E si capisce, quindi, anche perché Greco sia stato chiamato a guidare Zurich, che qualcuno ha definito il “gigante malato” e che sembra aver bisogno di una scossa e di una risistemata. Non dimentichiamo cosa è successo: due anni fa si suicidò il cfo (direttore finanziario, ndIMC). L’allora presidente Ackermann (anche ex presidente di Deutsche Bank) si dimise, mentre la fusione con Royal & Sun Alliance non si fece perché Zurich si ritirò il giorno prima. Infine, a dicembre scorso si è dimesso il ceo Martin Senn, che era ll da ben 10 anni. Con Greco – sostengono alcuni analisti – quella di Zurich sarà una delle più grandi opere di ristrutturazione mai avvenute in Europa. E qui, al contrario che in Generali, non c’è un nocciolo duro di azionisti che possono dettare la loro visione al ceo, visto che la compagnia svizzera è di fatto una public company. La direzione di marcia sarà soltanto quella della creazione di valore.
L’avvicendamento tutto teutonico all’interno di Allianz sancisce invece solamente la fine di un lungo regno, quello di Michael Diekmann, durato 15 anni, e l’inizio di una nuova fase.

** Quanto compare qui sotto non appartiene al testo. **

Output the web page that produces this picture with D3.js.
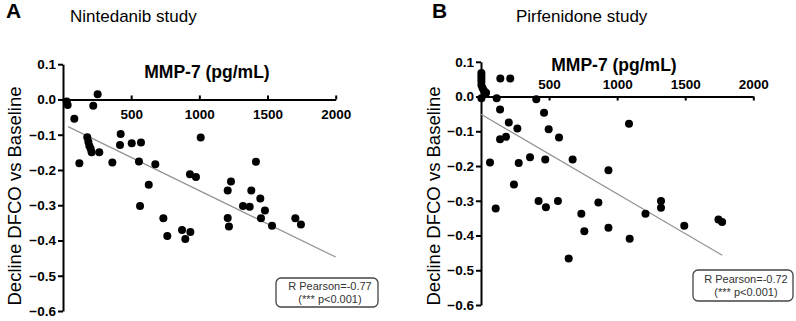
<!DOCTYPE html>
<html lang="en">
<head>
<meta charset="UTF-8"/>
<title>MMP-7 vs DFCO decline</title>
<script src="https://d3js.org/d3.v7.min.js"></script>
<style>
  body { margin: 0; background: #fff; }
  svg { display: block; font-family: "Liberation Sans", Arial, sans-serif; }
  .axis path, .axis line { stroke: #000; stroke-width: 2; }
  .axis text { font-family: "Liberation Sans", Arial, sans-serif; font-size: 13.5px; font-weight: bold; fill: #000; }
</style>
</head>
<body>
<script>
// MMP-7 (pg/mL) vs decline in DFCO
var xTicks = [500, 1000, 1500, 2000];
var yTicks = [0.1, 0.0, -0.1, -0.2, -0.3, -0.4, -0.5, -0.6];

var ninMMP = [27, 34, 254, 222, 83, 178, 186, 193, 203, 210, 266, 423, 418, 504, 572, 1010,
              120, 362, 557, 677, 629, 565, 736, 765, 873, 897, 934, 931, 975, 1208, 1232,
              1208, 1217, 1320, 1369, 1381, 1415, 1447, 1481, 1452, 1533, 1704, 1745];
var ninDFCO = [-0.006, -0.016, 0.015, -0.018, -0.055, -0.107, -0.120, -0.131, -0.140, -0.150, -0.150,
               -0.098, -0.129, -0.124, -0.122, -0.108, -0.181, -0.179, -0.176, -0.184, -0.242, -0.302,
               -0.337, -0.387, -0.370, -0.396, -0.376, -0.212, -0.220, -0.258, -0.233, -0.336, -0.360,
               -0.302, -0.304, -0.258, -0.177, -0.281, -0.315, -0.337, -0.358, -0.337, -0.355];

var pirMMP = [3, 3, 3, 3, 3, 12, 22, 37, 3, 142, 215, 115, 140, 204, 267, 140, 184, 406, 463, 497,
              573, 1087, 66, 108, 242, 277, 360, 472, 423, 477, 565, 673, 644, 737, 759, 862, 936,
              936, 1092, 1208, 1322, 1322, 1493, 1744, 1771];
var pirDFCO = [0.068, 0.060, 0.052, 0.043, 0.033, 0.024, 0.017, 0.011, -0.005, 0.052, 0.052, -0.005,
               -0.037, -0.075, -0.092, -0.123, -0.116, -0.008, -0.047, -0.094, -0.118, -0.078, -0.190,
               -0.322, -0.253, -0.191, -0.175, -0.181, -0.301, -0.319, -0.301, -0.181, -0.466, -0.337,
               -0.388, -0.305, -0.212, -0.378, -0.409, -0.337, -0.301, -0.320, -0.372, -0.354, -0.361];

var ninFit = [[37, -0.077], [2000, -0.447]];
var pirFit = [[0, -0.051], [1772, -0.457]];

var w = 796, h = 321;

var svg = d3.select("body").append("svg")
    .attr("width", w)
    .attr("height", h);

var panels = [
    { letter: "A", title: "Nintedanib study", mmp: ninMMP, dfco: ninDFCO, fit: ninFit,
      r: "R Pearson=-0.77", x0: 63, x1: 335.7, y0: 64.2, y1: 311, labelsBelow: true,
      letterX: 6, titleX: 70, mmpX: 207, mmpY: 78, yTitleX: 21,
      box: [276, 278, 102, 29] },
    { letter: "B", title: "Pirfenidone study", mmp: pirMMP, dfco: pirDFCO, fit: pirFit,
      r: "R Pearson=-0.72", x0: 481, x1: 753.3, y0: 61.8, y1: 305, labelsBelow: false,
      letterX: 432, titleX: 516, mmpX: 614, mmpY: 71, yTitleX: 440,
      box: [693, 270, 100, 31] }
];

panels.forEach(function(p) {
    var xScale = d3.scaleLinear().domain([0, 2000]).range([p.x0, p.x1]);
    var yScale = d3.scaleLinear().domain([0.1, -0.6]).range([p.y0, p.y1]);

    var g = svg.append("g");

    // panel letter and title
    g.append("text")
        .attr("x", p.letterX).attr("y", 18)
        .style("font-size", "21px").style("font-weight", "bold")
        .text(p.letter);
    g.append("text")
        .attr("x", p.titleX).attr("y", 22)
        .style("font-size", "17px")
        .text(p.title);

    // y axis
    var yAxis = d3.axisLeft(yScale)
        .tickValues(yTicks)
        .tickSizeInner(5)
        .tickSizeOuter(0)
        .tickPadding(2)
        .tickFormat(d3.format(".1f"));
    g.append("g")
        .attr("class", "axis")
        .attr("transform", "translate(" + p.x0 + ",0)")
        .call(yAxis);

    // x axis at y = 0, ticks pointing inward
    var xAxis = (p.labelsBelow ? d3.axisBottom(xScale) : d3.axisTop(xScale))
        .tickValues(xTicks)
        .tickSizeInner(-4)
        .tickSizeOuter(0)
        .tickPadding(p.labelsBelow ? 10 : 8)
        .tickFormat(d3.format("d"));
    g.append("g")
        .attr("class", "axis")
        .attr("transform", "translate(0," + yScale(0) + ")")
        .call(xAxis);

    // axis titles
    g.append("text")
        .attr("x", p.mmpX).attr("y", p.mmpY)
        .attr("text-anchor", "middle")
        .style("font-size", "17.5px").style("font-weight", "bold")
        .text("MMP-7 (pg/mL)");
    g.append("text")
        .attr("transform", "translate(" + p.yTitleX + "," + 196 + ") rotate(-90)")
        .attr("text-anchor", "middle")
        .style("font-size", "18.5px")
        .text("Decline DFCO vs Baseline");

    // regression line
    g.append("line")
        .attr("x1", xScale(p.fit[0][0])).attr("y1", yScale(p.fit[0][1]))
        .attr("x2", xScale(p.fit[1][0])).attr("y2", yScale(p.fit[1][1]))
        .attr("stroke", "#939393")
        .attr("stroke-width", 1.2);

    // points
    g.selectAll("circle")
        .data(p.mmp)
        .enter()
        .append("circle")
        .attr("cx", function(d) { return xScale(d); })
        .attr("cy", function(d, i) { return yScale(p.dfco[i]); })
        .attr("r", 4)
        .attr("fill", "#000");

    // correlation box
    var b = p.box;
    g.append("rect")
        .attr("x", b[0]).attr("y", b[1])
        .attr("width", b[2]).attr("height", b[3])
        .attr("rx", 5)
        .attr("fill", "#fff")
        .attr("stroke", "#444")
        .attr("stroke-width", 1.3);
    g.append("text")
        .attr("x", b[0] + b[2] / 2 + 3).attr("y", b[1] + b[3] / 2 - 2.5)
        .attr("text-anchor", "middle")
        .style("font-size", "11px").style("fill", "#333")
        .text(p.r);
    g.append("text")
        .attr("x", b[0] + b[2] / 2 + 3).attr("y", b[1] + b[3] / 2 + 10)
        .attr("text-anchor", "middle")
        .style("font-size", "11px").style("fill", "#333")
        .text("(*** p<0.001)");
});
</script>
</body>
</html>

Anzi, a pensarci bene, tutti i cambiamenti nelle grandi compagnie europee (ad esclusione di Generali come abbiamo visto) hanno in qualche modo un unico comun denominatore: avvengono in ogni caso, e al di là dei casi particolari, alla fine di un lungo ciclo di 8-10 e anche più di 15 anni come nel caso di De Castries. «Ciò è del tutto normale – dice un analista – i cicli assicurativi sono lunghi ed è necessaria una continuità di comando».
Ma a un certo punto è necessario cambiare. E secondo gli esperti questo è un momento in cui bisogna attrezzarsi per un mondo che è mutato al punto da richiedere anche un’età diversa da quella dei vecchi chief executive uscenti. «E’ cambiato tutto in poco tempo», dice Davide Corradi, partner e managing director del Boston Consulting Group. «Fino a qualche anno fa c’era un’asimmetria informativa a favore della compagnia, i tassi d’interesse erano relativamente alti, c’era stabilità dei canali distributivi, la regolamentazione cambiava gradualmente; mentre in Europa la tecnologia andava a piccoli passi. Negli ultimi cinque anni questi macro-driver sono mutati a velocità supersonica: i clienti trovano su internet informazioni, un tempo appannaggio delle sole compagnie, e un nuovo canale; la tecnologia permette fare in modo nuovo priring e data analytics; la regolamentazione è un vero tsunami: Solvency 2, Mifid, Imd2, Prip stanno modificando radicalmente l’ambiente operativo».
Ma più importante di tutte è la sfida, ai limiti del sovrumano, dei bassi tassi d’interesse, che mette in pericolo soprattutto il ramo vita. «Il bisogno di risparmio a lungo termine è ancora presente: occorre innovare il modello di business e la gestione finanziaria, utilizzando asset class e competenze nuove perché bisogna cercare extra-rendimenti, ora che i titoli di Stato non rendono più nulla», dice Corradi. Chi troverà la quadra per primo vincerà la sfida.